--- START ---
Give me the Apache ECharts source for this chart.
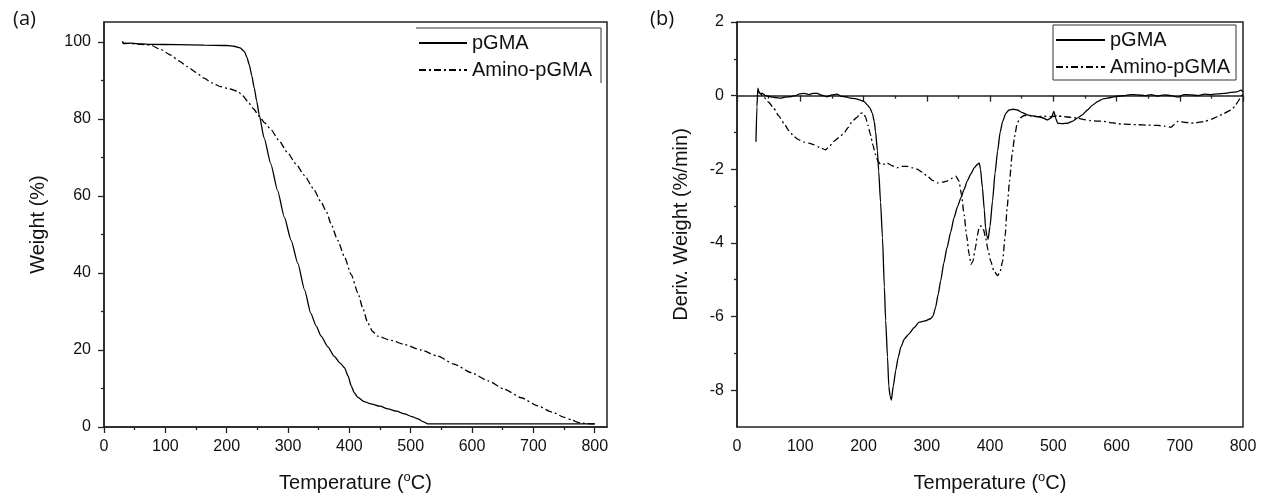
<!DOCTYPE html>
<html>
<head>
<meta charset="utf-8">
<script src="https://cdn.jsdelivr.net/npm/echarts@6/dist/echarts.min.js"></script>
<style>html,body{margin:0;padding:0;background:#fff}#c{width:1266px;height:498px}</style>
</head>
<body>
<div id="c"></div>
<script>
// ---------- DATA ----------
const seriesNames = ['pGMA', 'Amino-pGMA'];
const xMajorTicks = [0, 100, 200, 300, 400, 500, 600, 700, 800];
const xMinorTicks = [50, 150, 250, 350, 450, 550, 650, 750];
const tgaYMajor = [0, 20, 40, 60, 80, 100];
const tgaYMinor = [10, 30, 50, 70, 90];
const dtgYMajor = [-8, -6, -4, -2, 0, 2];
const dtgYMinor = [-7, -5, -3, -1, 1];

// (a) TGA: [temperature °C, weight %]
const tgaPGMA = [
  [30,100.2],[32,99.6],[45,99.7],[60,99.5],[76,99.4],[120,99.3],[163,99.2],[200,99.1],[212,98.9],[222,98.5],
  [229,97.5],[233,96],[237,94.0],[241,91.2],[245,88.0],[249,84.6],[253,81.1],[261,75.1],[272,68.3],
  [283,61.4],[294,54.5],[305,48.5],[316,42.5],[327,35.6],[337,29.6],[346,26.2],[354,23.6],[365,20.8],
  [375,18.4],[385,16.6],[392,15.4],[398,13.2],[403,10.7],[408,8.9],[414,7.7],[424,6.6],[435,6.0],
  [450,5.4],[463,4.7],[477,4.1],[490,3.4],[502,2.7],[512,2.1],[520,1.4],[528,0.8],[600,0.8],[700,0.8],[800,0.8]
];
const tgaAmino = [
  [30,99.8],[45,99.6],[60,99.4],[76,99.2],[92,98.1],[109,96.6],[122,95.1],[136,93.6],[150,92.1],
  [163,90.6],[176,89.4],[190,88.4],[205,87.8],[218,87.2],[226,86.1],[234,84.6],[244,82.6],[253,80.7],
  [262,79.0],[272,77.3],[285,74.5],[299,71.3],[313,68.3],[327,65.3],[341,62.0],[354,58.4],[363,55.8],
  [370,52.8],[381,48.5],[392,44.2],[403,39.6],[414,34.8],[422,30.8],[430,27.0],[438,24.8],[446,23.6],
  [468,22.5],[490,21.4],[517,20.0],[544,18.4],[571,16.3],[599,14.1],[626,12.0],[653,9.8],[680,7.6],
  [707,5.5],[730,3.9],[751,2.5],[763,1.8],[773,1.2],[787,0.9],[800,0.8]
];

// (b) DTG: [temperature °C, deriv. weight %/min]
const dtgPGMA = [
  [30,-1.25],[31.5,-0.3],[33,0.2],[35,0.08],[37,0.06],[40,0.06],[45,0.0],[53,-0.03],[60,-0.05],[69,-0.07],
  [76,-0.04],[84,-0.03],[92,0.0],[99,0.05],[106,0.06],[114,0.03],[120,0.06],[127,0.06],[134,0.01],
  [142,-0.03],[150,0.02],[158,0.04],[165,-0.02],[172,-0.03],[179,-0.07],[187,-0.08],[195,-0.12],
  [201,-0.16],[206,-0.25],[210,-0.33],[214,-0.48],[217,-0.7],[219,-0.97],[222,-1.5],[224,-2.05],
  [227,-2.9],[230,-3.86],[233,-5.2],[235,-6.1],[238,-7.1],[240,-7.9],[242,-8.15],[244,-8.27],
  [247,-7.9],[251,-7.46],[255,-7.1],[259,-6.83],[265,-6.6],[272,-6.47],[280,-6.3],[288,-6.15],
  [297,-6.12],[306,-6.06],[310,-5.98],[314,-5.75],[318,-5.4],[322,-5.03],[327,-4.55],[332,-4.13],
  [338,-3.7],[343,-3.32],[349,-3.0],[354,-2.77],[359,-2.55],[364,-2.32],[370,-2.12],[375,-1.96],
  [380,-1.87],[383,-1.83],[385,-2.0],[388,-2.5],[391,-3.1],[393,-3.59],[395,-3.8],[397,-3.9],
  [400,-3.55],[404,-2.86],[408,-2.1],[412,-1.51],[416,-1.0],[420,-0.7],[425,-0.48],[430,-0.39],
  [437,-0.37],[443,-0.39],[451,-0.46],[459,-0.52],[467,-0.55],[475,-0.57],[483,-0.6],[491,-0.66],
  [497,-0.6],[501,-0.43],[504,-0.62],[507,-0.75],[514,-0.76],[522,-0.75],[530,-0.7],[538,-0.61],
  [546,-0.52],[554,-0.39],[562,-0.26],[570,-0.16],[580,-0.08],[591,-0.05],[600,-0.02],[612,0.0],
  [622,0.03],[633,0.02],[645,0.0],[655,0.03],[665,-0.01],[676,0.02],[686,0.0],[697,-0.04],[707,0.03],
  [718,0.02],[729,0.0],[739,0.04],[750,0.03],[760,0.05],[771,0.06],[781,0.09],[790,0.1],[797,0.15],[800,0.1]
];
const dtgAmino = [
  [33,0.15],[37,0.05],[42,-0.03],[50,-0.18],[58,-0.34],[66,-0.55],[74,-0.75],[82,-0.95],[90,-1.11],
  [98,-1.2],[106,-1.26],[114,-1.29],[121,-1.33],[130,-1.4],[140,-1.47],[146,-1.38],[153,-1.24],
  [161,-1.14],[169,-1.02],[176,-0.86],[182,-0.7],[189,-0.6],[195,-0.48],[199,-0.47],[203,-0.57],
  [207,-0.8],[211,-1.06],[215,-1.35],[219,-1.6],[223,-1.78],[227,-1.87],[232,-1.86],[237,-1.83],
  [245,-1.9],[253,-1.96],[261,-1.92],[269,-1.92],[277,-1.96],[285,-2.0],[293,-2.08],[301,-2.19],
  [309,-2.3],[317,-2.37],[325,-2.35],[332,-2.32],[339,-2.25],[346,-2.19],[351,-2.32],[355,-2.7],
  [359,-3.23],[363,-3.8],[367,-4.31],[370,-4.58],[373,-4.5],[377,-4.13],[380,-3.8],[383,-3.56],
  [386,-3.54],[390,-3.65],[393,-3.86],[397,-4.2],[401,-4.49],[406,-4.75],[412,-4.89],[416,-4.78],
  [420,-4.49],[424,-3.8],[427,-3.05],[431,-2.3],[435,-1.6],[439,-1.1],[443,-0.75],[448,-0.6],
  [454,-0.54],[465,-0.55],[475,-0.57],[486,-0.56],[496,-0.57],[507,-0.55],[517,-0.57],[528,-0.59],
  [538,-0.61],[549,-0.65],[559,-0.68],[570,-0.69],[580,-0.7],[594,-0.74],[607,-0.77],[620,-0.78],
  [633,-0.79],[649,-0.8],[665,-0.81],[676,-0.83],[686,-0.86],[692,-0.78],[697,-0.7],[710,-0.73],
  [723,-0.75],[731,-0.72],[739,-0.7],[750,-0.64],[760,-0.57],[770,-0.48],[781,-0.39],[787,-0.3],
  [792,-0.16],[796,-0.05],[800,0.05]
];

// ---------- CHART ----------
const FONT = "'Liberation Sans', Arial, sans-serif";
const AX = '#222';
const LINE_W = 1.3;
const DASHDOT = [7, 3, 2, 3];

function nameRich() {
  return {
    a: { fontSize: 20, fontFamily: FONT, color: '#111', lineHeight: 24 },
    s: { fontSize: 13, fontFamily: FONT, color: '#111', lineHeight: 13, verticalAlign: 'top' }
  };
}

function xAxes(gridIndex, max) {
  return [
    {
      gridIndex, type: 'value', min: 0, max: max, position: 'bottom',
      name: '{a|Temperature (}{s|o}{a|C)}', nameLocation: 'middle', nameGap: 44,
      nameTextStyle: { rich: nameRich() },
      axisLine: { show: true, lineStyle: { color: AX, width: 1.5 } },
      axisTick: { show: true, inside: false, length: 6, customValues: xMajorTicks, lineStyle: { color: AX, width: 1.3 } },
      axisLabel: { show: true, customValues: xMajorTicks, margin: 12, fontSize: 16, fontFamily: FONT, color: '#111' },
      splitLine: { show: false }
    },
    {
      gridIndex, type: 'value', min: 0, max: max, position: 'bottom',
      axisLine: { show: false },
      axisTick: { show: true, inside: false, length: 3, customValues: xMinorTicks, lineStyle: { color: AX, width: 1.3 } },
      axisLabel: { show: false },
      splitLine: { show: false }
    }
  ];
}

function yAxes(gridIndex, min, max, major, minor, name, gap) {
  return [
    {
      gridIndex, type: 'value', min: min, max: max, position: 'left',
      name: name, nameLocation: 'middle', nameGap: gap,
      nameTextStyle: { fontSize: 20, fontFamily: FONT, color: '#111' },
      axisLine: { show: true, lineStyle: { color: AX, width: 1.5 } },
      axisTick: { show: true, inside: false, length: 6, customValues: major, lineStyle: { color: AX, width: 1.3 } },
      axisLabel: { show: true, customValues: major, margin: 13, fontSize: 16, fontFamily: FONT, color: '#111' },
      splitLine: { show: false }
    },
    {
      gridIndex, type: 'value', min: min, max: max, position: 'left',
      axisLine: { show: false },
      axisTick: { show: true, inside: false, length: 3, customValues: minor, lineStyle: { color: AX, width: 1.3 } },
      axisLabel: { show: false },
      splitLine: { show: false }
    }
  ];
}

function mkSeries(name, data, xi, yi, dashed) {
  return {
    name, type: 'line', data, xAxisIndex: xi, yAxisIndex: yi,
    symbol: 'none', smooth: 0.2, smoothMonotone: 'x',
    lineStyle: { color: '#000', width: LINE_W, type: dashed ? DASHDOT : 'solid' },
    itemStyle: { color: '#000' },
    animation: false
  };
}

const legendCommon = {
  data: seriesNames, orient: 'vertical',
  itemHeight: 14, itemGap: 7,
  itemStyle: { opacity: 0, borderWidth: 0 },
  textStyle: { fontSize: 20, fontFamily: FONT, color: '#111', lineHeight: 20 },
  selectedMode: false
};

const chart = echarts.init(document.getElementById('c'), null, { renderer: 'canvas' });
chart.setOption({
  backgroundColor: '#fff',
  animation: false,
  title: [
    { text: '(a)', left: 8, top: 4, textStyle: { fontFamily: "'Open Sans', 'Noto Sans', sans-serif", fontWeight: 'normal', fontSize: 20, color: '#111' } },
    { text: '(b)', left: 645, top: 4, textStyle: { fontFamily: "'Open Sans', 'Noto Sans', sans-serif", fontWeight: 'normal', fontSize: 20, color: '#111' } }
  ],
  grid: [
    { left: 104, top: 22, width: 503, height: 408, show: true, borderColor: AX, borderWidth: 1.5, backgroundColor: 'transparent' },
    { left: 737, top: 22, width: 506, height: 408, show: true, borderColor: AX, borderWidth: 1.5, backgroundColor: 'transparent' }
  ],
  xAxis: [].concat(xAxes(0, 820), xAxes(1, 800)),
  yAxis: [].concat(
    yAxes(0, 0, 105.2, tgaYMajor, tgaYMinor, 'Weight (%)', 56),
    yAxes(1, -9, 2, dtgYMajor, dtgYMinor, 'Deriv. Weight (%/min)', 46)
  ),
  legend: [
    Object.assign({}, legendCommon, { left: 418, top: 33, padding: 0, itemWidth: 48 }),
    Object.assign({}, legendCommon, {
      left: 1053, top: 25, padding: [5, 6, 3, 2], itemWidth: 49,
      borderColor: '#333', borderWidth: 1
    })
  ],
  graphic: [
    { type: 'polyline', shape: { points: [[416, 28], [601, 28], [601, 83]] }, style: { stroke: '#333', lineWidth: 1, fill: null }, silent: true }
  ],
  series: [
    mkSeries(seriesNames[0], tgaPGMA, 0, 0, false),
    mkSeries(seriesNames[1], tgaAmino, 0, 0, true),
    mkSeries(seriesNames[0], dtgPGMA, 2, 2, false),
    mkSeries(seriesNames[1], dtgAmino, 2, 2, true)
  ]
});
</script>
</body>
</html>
--- END ---
Stated problem:
Skip the pictures and restate exactly the lines from the beginning of the listing to the line with "const dtgYMinor = [-7, -5, -3, -1, 1];", that line included.

Answer to the exercise:
Give me the Apache ECharts source for this chart.
<!DOCTYPE html>
<html>
<head>
<meta charset="utf-8">
<script src="https://cdn.jsdelivr.net/npm/echarts@6/dist/echarts.min.js"></script>
<style>html,body{margin:0;padding:0;background:#fff}#c{width:1266px;height:498px}</style>
</head>
<body>
<div id="c"></div>
<script>
// ---------- DATA ----------
const seriesNames = ['pGMA', 'Amino-pGMA'];
const xMajorTicks = [0, 100, 200, 300, 400, 500, 600, 700, 800];
const xMinorTicks = [50, 150, 250, 350, 450, 550, 650, 750];
const tgaYMajor = [0, 20, 40, 60, 80, 100];
const tgaYMinor = [10, 30, 50, 70, 90];
const dtgYMajor = [-8, -6, -4, -2, 0, 2];
const dtgYMinor = [-7, -5, -3, -1, 1];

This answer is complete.